A man seldom derives any conveniency or advantage from the most laborious and troublesome education.
176 Should the public give no attention to the people’s education?
If it should give any, what are the parts of education which it should attend to in the different orders of people? How should it to attend to them?
177 In some cases, the state places most individuals in situations that allow them to naturally develop almost all the abilities and virtues required by that state, without any government attention.
In other cases, the state does not place individuals in such situations. Some government attention is needed to prevent the people’s corruption and degeneracy.
178 In the progress of the division of labour, the employment of most of people becomes confined to a few very simple operations, frequently to one or two.
But the understandings of most men are necessarily formed by their ordinary employments.
The man who performs a few, simple, unchanging operations his whole life, does not commonly need to exert his understanding or find ways to remove difficulties which never occur.
- He naturally loses the habit of such exertion.
- He generally becomes as stupid and ignorant as possible for a human to become.
- The torpor of his mind renders him incapable of:
- relishing any rational conversation,
- conceiving any generous, noble, or tender sentiment,
- forming any just judgement about the ordinary duties of private life.
- He is:
- incapable of judging the great and extensive interests of his country.
- equally incapable of defending his country in war.
The uniformity of his stationary life naturally corrupts the courage of his mind. It makes him abhor the irregular, uncertain, and adventurous life of a soldier. It corrupts even the activity of his body. It renders him incapable of exerting his strength with vigour and perseverance in any other employment.
His dexterity at his own trade is acquired at the cost of his intellectual, social, and martial virtues. In every civilized society, this is the state of the labouring poor or most of the people, unless the government prevents it.
179 It is otherwise in the barbarous societies of hunters, shepherds, and husbandmen.
In such societies, the varied occupations of every man oblige them to:
- exert their capacity,
- invent expedients for removing difficulties continually occurring.
Invention is kept alive. The mind does not fall into that drowsy stupidity. In a civilized society, it seems to benumb the understanding of the inferior ranks of people.
In those barbarous societies, every man is a warrior. Every man too is in some measure a statesman.
He can form a tolerable judgement author:
- his society’s interest and
- the conduct of its leaders.
Almost everyone in his society knows how good their chiefs are as judges in peace or as leaders in war. In such a society, no one can acquire the improved and refined understanding which a few men can have in a more civilized state.
A rude society has more variety in individual occupations.

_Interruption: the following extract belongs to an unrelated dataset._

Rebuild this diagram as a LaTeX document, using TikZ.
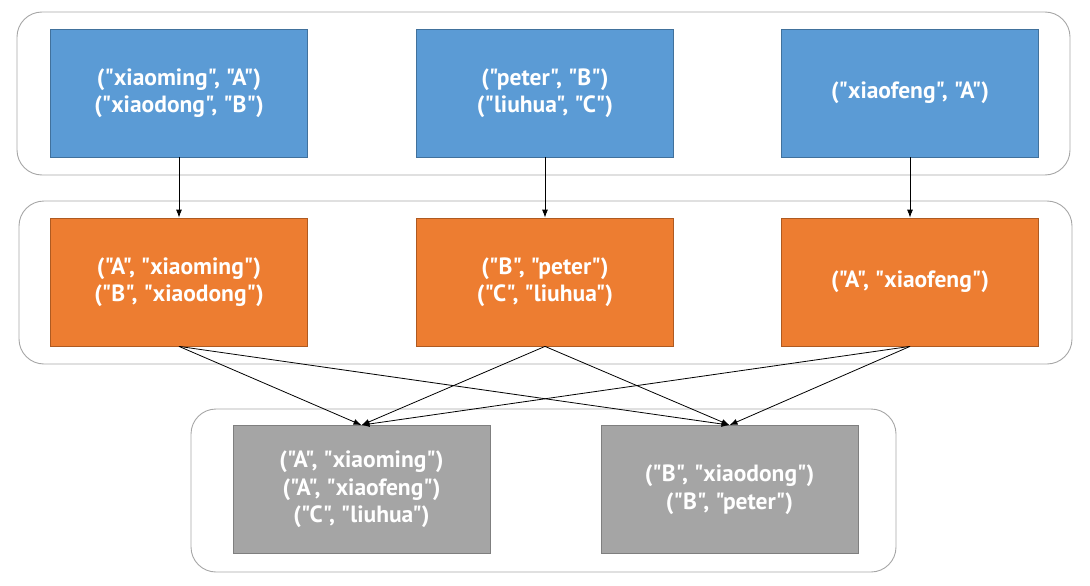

But there is little variety in the occupations of the whole society taken together. Every man does almost everything which any other man does. Every man has a considerable degree of knowledge, ingenuity, and invention, but no one has a great degree of them. What they have is sufficient only for conducting the simple business of society. In a civilized state, on the contrary, there is little variety in individual occupations.
But there is an almost infinite variety in the occupations of the whole society. A few people are not attached to a particular occupation. They have leisure and inclination to examine the occupations of other people. These varied occupations present an almost infinite variety of objects to their contemplation. The contemplation of such a variety of objects exercises their minds in endless comparisons and combinations.
It renders their understandings extraordinarily acute and comprehensive. Unless those few were placed in very particular situations, their great, honourable abilities may contribute very little for their society’s happiness.
All the nobler parts of the human character may be extinguished in the people.
180 In a civilized society, the education of the common people requires perhaps the public’s attention more than those of people of rank and fortune.
People of some rank and fortune are generally 18 or 19 years old before they enter their business or profession, wherein they hope to distinguish themselves. Before that, they have time to acquire every accomplishment which can make them worthy of the public esteem.
Their parents or guardians are anxious that they should be so accomplished. In most cases, they are willing to spend for that purpose.
If they are not always properly educated, it is because of:
- the improper spending, and not from the lack of spending for education,
- the negligence and incapacity of the available teachers, not from the lack of teachers, and
- the difficulty of finding more skilled teachers.
The employments of people of rank or fortune are not simple and uniform like those of the common people.
They are almost all extremely complicated. They exercise the head more than the hands. They generally have a lot of leisure. Their intellect seldom grows torpid from the lack of exercise. They may perfect themselves in every useful or ornamental knowledge.